Além disso, as empresas que desenvolvem sistemas baseados em predição comportamental devem adotar o princípio da privacidade por padrão. Isso implica configurar seus sistemas de modo que a coleta de dados emocionais só ocorra quando estritamente necessária, sempre com transparência e possibilidades claras de recusa por parte do usuário.

A lógica deve ser a do mínimo necessário: se a emoção não for essencial para a funcionalidade, não deve ser inferida.

Outra medida importante é a auditoria algorítmica independente. Organizações especializadas devem avaliar regularmente os sistemas de predição para identificar e corrigir práticas abusivas, vieses discriminatórios e falhas técnicas.

Essa auditoria também deve garantir que os sistemas não ultrapassem limites éticos, como manipular o usuário emocionalmente para fins de lucro.

Por fim, é imprescindível investir em educação digital crítica. Usuários precisam entender como seus dados são utilizados, quais sinais emocionais podem ser detectados e como isso influencia suas experiências online.

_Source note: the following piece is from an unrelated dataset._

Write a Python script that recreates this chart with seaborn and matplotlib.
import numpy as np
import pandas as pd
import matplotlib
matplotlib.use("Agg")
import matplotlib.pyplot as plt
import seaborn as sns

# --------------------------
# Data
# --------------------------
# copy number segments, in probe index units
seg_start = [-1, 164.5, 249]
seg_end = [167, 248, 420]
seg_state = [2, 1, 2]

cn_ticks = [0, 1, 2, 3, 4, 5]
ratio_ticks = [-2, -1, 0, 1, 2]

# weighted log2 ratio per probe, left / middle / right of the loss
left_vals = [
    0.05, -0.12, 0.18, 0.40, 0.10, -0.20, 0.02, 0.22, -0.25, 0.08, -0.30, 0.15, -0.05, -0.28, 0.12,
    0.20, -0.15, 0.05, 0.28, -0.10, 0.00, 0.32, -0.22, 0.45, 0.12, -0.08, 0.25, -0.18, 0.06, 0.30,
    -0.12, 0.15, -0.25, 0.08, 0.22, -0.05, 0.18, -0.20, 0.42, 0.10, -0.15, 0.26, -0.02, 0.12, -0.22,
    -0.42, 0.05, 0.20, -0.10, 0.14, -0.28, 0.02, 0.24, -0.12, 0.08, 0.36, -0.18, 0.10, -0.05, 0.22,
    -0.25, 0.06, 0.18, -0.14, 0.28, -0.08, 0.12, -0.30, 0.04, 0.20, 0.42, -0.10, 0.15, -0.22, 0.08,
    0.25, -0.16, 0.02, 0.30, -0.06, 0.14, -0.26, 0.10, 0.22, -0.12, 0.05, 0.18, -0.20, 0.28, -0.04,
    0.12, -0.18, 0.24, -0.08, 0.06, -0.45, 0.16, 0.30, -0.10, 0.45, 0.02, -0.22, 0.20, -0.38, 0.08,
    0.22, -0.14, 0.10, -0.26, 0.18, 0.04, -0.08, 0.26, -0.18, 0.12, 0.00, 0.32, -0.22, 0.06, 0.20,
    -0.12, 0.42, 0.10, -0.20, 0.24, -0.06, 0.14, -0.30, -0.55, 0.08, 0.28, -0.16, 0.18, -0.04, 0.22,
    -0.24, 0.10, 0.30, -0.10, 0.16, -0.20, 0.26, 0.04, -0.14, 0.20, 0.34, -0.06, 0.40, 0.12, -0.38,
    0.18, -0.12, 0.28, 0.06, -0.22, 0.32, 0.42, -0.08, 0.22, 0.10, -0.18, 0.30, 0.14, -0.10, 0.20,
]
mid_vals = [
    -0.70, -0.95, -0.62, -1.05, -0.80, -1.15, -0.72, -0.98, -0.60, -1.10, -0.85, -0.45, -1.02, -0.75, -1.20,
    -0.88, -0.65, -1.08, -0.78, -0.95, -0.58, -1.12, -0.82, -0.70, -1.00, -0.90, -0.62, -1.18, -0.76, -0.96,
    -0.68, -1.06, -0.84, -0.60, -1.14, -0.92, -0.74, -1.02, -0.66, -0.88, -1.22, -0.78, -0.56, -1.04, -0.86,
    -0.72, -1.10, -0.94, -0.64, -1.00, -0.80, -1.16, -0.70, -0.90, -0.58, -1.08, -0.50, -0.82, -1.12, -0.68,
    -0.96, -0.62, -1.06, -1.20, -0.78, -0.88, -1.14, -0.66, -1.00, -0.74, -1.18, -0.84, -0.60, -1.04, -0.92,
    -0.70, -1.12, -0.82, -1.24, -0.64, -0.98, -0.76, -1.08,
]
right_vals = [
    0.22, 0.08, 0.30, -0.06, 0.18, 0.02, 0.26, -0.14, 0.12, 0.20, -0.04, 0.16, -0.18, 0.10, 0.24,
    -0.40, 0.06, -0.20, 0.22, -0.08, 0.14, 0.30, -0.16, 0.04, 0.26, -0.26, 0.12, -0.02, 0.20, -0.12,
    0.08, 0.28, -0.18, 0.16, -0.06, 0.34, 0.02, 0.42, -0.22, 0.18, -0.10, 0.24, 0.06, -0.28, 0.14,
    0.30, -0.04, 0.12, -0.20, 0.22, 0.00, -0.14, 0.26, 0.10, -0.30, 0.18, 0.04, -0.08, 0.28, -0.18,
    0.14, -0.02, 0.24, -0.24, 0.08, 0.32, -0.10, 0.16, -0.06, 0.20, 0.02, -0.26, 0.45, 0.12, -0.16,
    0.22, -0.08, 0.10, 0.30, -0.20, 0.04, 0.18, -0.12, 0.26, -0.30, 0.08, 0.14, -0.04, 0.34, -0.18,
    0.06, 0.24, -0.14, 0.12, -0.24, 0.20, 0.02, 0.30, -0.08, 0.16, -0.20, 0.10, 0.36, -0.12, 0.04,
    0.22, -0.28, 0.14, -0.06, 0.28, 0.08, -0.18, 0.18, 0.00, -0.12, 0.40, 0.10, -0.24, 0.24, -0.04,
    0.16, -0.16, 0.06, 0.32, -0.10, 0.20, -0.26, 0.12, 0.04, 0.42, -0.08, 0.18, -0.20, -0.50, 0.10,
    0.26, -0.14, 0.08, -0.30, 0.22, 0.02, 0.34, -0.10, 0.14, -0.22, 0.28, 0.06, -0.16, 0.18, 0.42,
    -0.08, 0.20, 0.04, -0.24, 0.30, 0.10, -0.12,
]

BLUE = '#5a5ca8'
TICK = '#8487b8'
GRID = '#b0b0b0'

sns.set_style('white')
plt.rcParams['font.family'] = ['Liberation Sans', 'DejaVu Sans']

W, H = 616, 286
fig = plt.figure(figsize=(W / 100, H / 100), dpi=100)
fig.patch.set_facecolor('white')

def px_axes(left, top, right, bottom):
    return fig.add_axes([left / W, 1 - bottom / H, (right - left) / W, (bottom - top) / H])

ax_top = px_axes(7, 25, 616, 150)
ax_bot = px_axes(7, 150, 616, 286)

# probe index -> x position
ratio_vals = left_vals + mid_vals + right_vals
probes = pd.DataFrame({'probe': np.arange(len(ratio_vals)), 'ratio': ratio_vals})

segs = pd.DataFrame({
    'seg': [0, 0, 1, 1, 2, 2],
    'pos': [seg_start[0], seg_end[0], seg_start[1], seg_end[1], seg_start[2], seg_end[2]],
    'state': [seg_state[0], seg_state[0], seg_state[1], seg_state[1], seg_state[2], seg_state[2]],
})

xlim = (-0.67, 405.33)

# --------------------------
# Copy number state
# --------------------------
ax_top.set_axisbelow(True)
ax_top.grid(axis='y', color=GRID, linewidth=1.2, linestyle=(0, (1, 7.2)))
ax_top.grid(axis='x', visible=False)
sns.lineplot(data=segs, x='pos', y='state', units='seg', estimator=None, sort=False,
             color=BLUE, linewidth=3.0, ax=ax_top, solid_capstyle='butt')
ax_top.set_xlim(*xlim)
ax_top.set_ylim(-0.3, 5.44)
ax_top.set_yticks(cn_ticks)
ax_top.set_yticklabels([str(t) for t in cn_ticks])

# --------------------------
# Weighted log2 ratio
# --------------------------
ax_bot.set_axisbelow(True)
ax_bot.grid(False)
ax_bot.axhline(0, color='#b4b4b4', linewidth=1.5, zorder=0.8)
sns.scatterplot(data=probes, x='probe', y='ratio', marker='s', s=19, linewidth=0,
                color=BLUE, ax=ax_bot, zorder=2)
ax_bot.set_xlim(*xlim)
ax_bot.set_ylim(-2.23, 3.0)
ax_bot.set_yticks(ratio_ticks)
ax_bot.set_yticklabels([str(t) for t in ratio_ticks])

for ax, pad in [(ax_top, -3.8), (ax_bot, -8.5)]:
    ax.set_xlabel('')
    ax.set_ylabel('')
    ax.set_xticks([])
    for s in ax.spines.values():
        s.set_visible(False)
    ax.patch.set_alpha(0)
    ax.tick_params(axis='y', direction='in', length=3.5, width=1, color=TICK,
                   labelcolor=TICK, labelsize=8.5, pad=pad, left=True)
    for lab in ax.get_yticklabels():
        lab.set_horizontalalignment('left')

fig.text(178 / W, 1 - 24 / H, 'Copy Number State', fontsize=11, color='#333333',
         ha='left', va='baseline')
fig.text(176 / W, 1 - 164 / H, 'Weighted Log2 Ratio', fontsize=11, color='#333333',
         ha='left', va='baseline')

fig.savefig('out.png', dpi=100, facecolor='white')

 Campanhas públicas, conteúdos acessíveis e formação nas escolas podem ajudar a construir uma cultura de cidadania digital, em que o indivíduo conhece seus direitos e age com autonomia diante das tecnologias.

Em síntese, proteger a privacidade emocional é proteger a essência do humano. Em um mundo cada vez mais monitorado, onde até o que sentimos pode ser rastreado e influenciado, criar barreiras éticas e legais é mais do que necessário: é um ato de resistência civilizatória.

Conclusão

As tecnologias de predição comportamental oferecem inúmeras vantagens, desde a personalização de serviços até a melhoria na segurança pública. No entanto, é crucial equilibrar esses benefícios com a proteção da privacidade emocional dos indivíduos.

Através de regulamentações adequadas, educação e desenvolvimento ético, é possível usufruir das vantagens dessas tecnologias sem comprometer direitos fundamentais.